A very low level access to mmCIF data files. MMCIF2Dict has one method parse() that returns (datablock_id, mmCIF_data) tuples as (str, dict)

MMCIF2Dict is very fast at reading mmCIF data.

from pdbecif.mmcif_tools import MMCIF2Dict

>>> obj = MMCIF2Dict().parse('1tqn_updated.cif')
>>> print(obj)

Resulting structure is a plain python dictionary with mmCIF category names organized as keys.
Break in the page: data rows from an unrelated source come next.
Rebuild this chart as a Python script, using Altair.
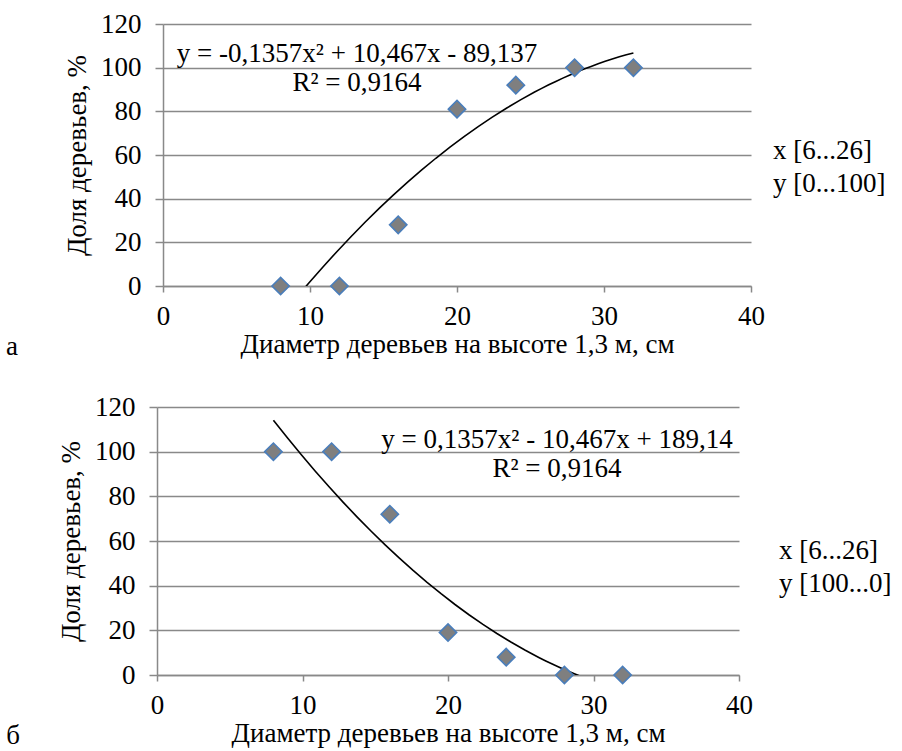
import altair as alt
import pandas as pd

# ---- data ----
diameters = [8, 12, 16, 20, 24, 28, 32]
share_a = [0, 0, 28, 81, 92, 100, 100]
share_b = [100, 100, 72, 19, 8, 0, 0]
x_ticks = [0, 10, 20, 30, 40]
y_ticks = [0, 20, 40, 60, 80, 100, 120]

x_title = "Диаметр деревьев на высоте 1,3 м, см"
y_title = "Доля деревьев, %"
eq_a = ["y = -0,1357x² + 10,467x - 89,137", "R² = 0,9164"]
eq_b = ["y = 0,1357x² - 10,467x + 189,14", "R² = 0,9164"]
range_a = ["x [6...26]", "y [0...100]"]
range_b = ["x [6...26]", "y [100...0]"]
letter_a = "а"
letter_b = "б"

FONT = "Liberation Serif"
FS = 27
GRID = "#898989"


def panel(values, eq, ranges, letter, w, h, eq_xy, range_xy, letter_xy):
    df = pd.DataFrame({"d": diameters, "p": values})
    x = alt.X(
        "d:Q",
        scale=alt.Scale(domain=[0, 40], nice=False, zero=False),
        axis=alt.Axis(values=x_ticks, title=x_title, grid=False, labelFlush=False,
                      labelPadding=11, titlePadding=2, tickSize=6),
    )
    y = alt.Y(
        "p:Q",
        scale=alt.Scale(domain=[0, 120], nice=False),
        axis=alt.Axis(values=y_ticks, title=y_title, grid=True,
                      labelPadding=14, titlePadding=9, tickSize=8),
    )
    trend = (
        alt.Chart(df)
        .transform_regression("d", "p", method="poly", order=2)
        .mark_line(color="black", strokeWidth=1.6, clip=True)
        .encode(x=x, y=y)
    )
    pts = (
        alt.Chart(df)
        .mark_point(shape="diamond", filled=True, fill="#7f7f7f", stroke="#4a7ebb",
                    strokeWidth=1.6, size=300, opacity=1)
        .encode(x=x, y=y)
    )
    one = pd.DataFrame({"k": [0]})
    eq_text = alt.Chart(one).mark_text(
        text=eq, font=FONT, fontSize=FS, align="center", baseline="alphabetic",
        lineHeight=29, color="black",
    ).encode(x=alt.value(eq_xy[0]), y=alt.value(eq_xy[1]))
    rng_text = alt.Chart(one).mark_text(
        text=ranges, font=FONT, fontSize=FS, align="left", baseline="alphabetic",
        lineHeight=33, color="black",
    ).encode(x=alt.value(range_xy[0]), y=alt.value(range_xy[1]))
    let_text = alt.Chart(one).mark_text(
        text=letter, font=FONT, fontSize=FS, align="center", baseline="alphabetic",
        color="black",
    ).encode(x=alt.value(letter_xy[0]), y=alt.value(letter_xy[1]))
    return alt.layer(trend, pts, eq_text, rng_text, let_text).properties(width=w, height=h)


top = panel(share_a, eq_a, range_a, letter_a, 588, 262, (194, 38), (610, 135), (-151, 331))
bottom = panel(share_b, eq_b, range_b, letter_b, 582, 268, (400, 41), (622, 152), (-144, 337))

chart = (
    alt.vconcat(top, bottom, spacing=31, center=True)
    .properties(padding={"left": 5, "top": 9, "right": 0, "bottom": 0})
    .configure_view(stroke="transparent")
    .configure_axis(
        labelFont=FONT, labelFontSize=FS, labelColor="black",
        titleFont=FONT, titleFontSize=FS, titleFontWeight="normal", titleColor="black",
        domainColor=GRID, domainWidth=1.5, tickColor=GRID, tickWidth=1.5,
        gridColor=GRID, gridWidth=1.5, gridOpacity=1,
    )
)

chart.save("out.html", embed_options={"renderer": "svg", "actions": False})
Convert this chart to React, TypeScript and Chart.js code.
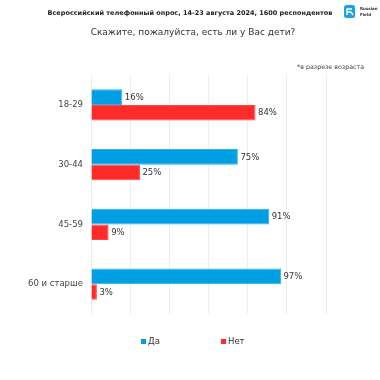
import React, { useEffect, useRef } from "react";
import { Chart, registerables } from "chart.js";

Chart.register(...registerables);

const categories = ["18-29", "30-44", "45-59", "60 и старше"];
const seriesNames = ["Да", "Нет"];
const yesValues = [16, 75, 91, 97];
const noValues = [84, 25, 9, 3];
const seriesColors = ["#009FE3", "#FF2B2B"];
const seriesBorders = ["#2AB0EC", "#FF4646"];
const titleText = "Всероссийский телефонный опрос, 14-23 августа 2024, 1600 респондентов";
const subtitleText = "Скажите, пожалуйста, есть ли у Вас дети?";
const noteText = "*в разрезе возраста";
const FONT = "'DejaVu Sans', sans-serif";

const headerPlugin = {
  id: "header",
  afterDraw(chart: any) {
    const ctx = chart.ctx;
    ctx.save();
    ctx.textBaseline = "middle";
    ctx.fillStyle = "#222";
    ctx.textAlign = "center";
    ctx.font = `bold 6.5px ${FONT}`;
    ctx.fillText(titleText, 190, 13);
    ctx.font = `9px ${FONT}`;
    ctx.fillStyle = "#333";
    ctx.fillText(subtitleText, 193, 33);
    ctx.font = `6.3px ${FONT}`;
    ctx.textAlign = "right";
    ctx.fillStyle = "#444";
    ctx.fillText(noteText, 364, 67);
    // logo
    ctx.fillStyle = "#1BA1E6";
    ctx.beginPath();
    (ctx as any).roundRect(344, 5, 11, 13, 2.5);
    ctx.fill();
    ctx.strokeStyle = "#fff";
    ctx.lineWidth = 1.4;
    ctx.beginPath();
    ctx.moveTo(352, 9);
    ctx.lineTo(347, 9);
    ctx.lineTo(347, 15);
    ctx.moveTo(347, 12);
    ctx.lineTo(351, 12);
    ctx.lineTo(353, 15);
    ctx.stroke();
    ctx.fillStyle = "#333";
    ctx.textAlign = "left";
    ctx.font = `bold 4px ${FONT}`;
    ctx.fillText("Russian", 360, 9);
    ctx.fillText("Field", 360, 15);
    ctx.restore();
  },
};

const valueLabelPlugin = {
  id: "valueLabels",
  afterDatasetsDraw(chart: any) {
    const ctx = chart.ctx;
    ctx.save();
    ctx.font = `8.5px ${FONT}`;
    ctx.fillStyle = "#333";
    ctx.textAlign = "left";
    ctx.textBaseline = "middle";
    chart.data.datasets.forEach((ds: any, i: number) => {
      const meta = chart.getDatasetMeta(i);
      meta.data.forEach((bar: any, j: number) => {
        ctx.fillText(ds.data[j] + "%", bar.x + 2.5, bar.y + 0.5);
      });
    });
    ctx.restore();
  },
};

const legendPlugin = {
  id: "customLegend",
  afterDraw(chart: any) {
    const ctx = chart.ctx;
    ctx.save();
    ctx.font = `8.5px ${FONT}`;
    ctx.textBaseline = "middle";
    ctx.textAlign = "left";
    const xs = [141, 221];
    chart.data.datasets.forEach((ds: any, i: number) => {
      ctx.fillStyle = ds.backgroundColor;
      ctx.fillRect(xs[i], 339, 5, 5);
      ctx.fillStyle = "#333";
      ctx.fillText(ds.label, xs[i] + 7, 342);
    });
    ctx.restore();
  },
};

export default function App() {
  const ref = useRef<HTMLCanvasElement>(null);
  useEffect(() => {
    document.body.style.margin = "0";
    const chart = new Chart(ref.current!, {
      type: "bar",
      data: {
        labels: categories,
        datasets: [
          {
            label: seriesNames[0],
            data: yesValues,
            backgroundColor: seriesColors[0],
            borderColor: seriesBorders[0],
            borderWidth: 1,
            categoryPercentage: 0.52,
            barPercentage: 1,
          },
          {
            label: seriesNames[1],
            data: noValues,
            backgroundColor: seriesColors[1],
            borderColor: seriesBorders[1],
            borderWidth: 1,
            categoryPercentage: 0.52,
            barPercentage: 1,
          },
        ],
      },
      options: {
        indexAxis: "y",
        animation: false,
        responsive: false,
        maintainAspectRatio: false,
        layout: { padding: { top: 75, bottom: 66, right: 54, left: 0 } },
        plugins: {
          legend: { display: false },
          tooltip: { enabled: false },
          title: { display: false },
        },
        scales: {
          x: {
            min: 0,
            max: 120,
            ticks: { display: false, stepSize: 20 },
            grid: { color: "#EDEDED", drawTicks: false },
            border: { display: false },
          },
          y: {
            grid: { display: false, drawTicks: false },
            border: { display: false },
            ticks: { color: "#444", font: { family: FONT, size: 8.5 }, padding: 8 },
            afterFit(scale: any) {
              scale.width = 91;
            },
          },
        },
      },
      plugins: [headerPlugin, valueLabelPlugin, legendPlugin],
    });
    return () => chart.destroy();
  }, []);
  return (
    <div style={{ width: 380, height: 380, background: "#fff" }}>
      <canvas ref={ref} width={380} height={380} style={{ display: "block" }} />
    </div>
  );
}
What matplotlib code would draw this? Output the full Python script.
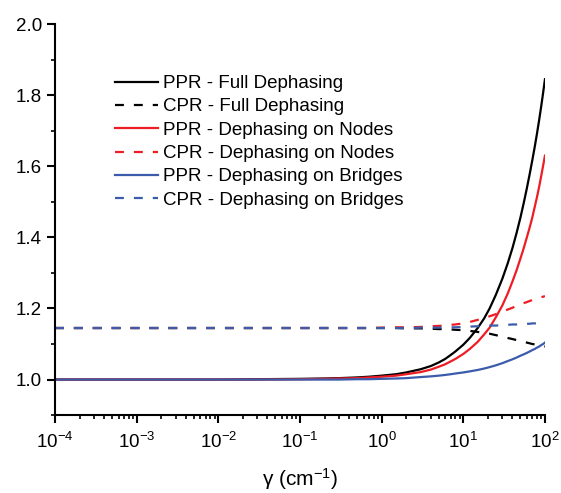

Value to that key is another python dictionary with mmCIF fields being keys and value is either a string (provided there is just a single value) or an array if _loop element was present and there are multiple values to a given field.

Category examples

Category with a single value per field

{
    "1TQN": {
        "_entry": {
            "id": "1TQN"
        },
        "_symmetry": {
            "entry_id": "1TQN",
            "space_group_name_H-M": "I 2 2 2",
            "pdbx_full_space_group_name_H-M": "?",
            "cell_setting": "?",
            "Int_Tables_number": "23",
            "space_group_name_Hall": "?"
        }
}

Multivalue category per field

{
        "_entity": {
            "id": ["1", "2", "3"],
            "type": ["polymer", "non-polymer", "water"],
            "src_method": ["man", "syn", "nat"],
            "pdbx_description": ["cytochrome P450 3A4", "PROTOPORPHYRIN IX CONTAINING FE", "water"],
            "formula_weight": ["55594.637", "616.487", "18.015"],
            "pdbx_number_of_molecules": ["1", "1", "190"],
            "pdbx_ec": ["1.14.14.1", "?", "?"],
            "pdbx_mutation": ["?", "?", "?"],
            "pdbx_fragment": ["?", "?", "?"],
            "details": ["?", "?", "?"]
        }
}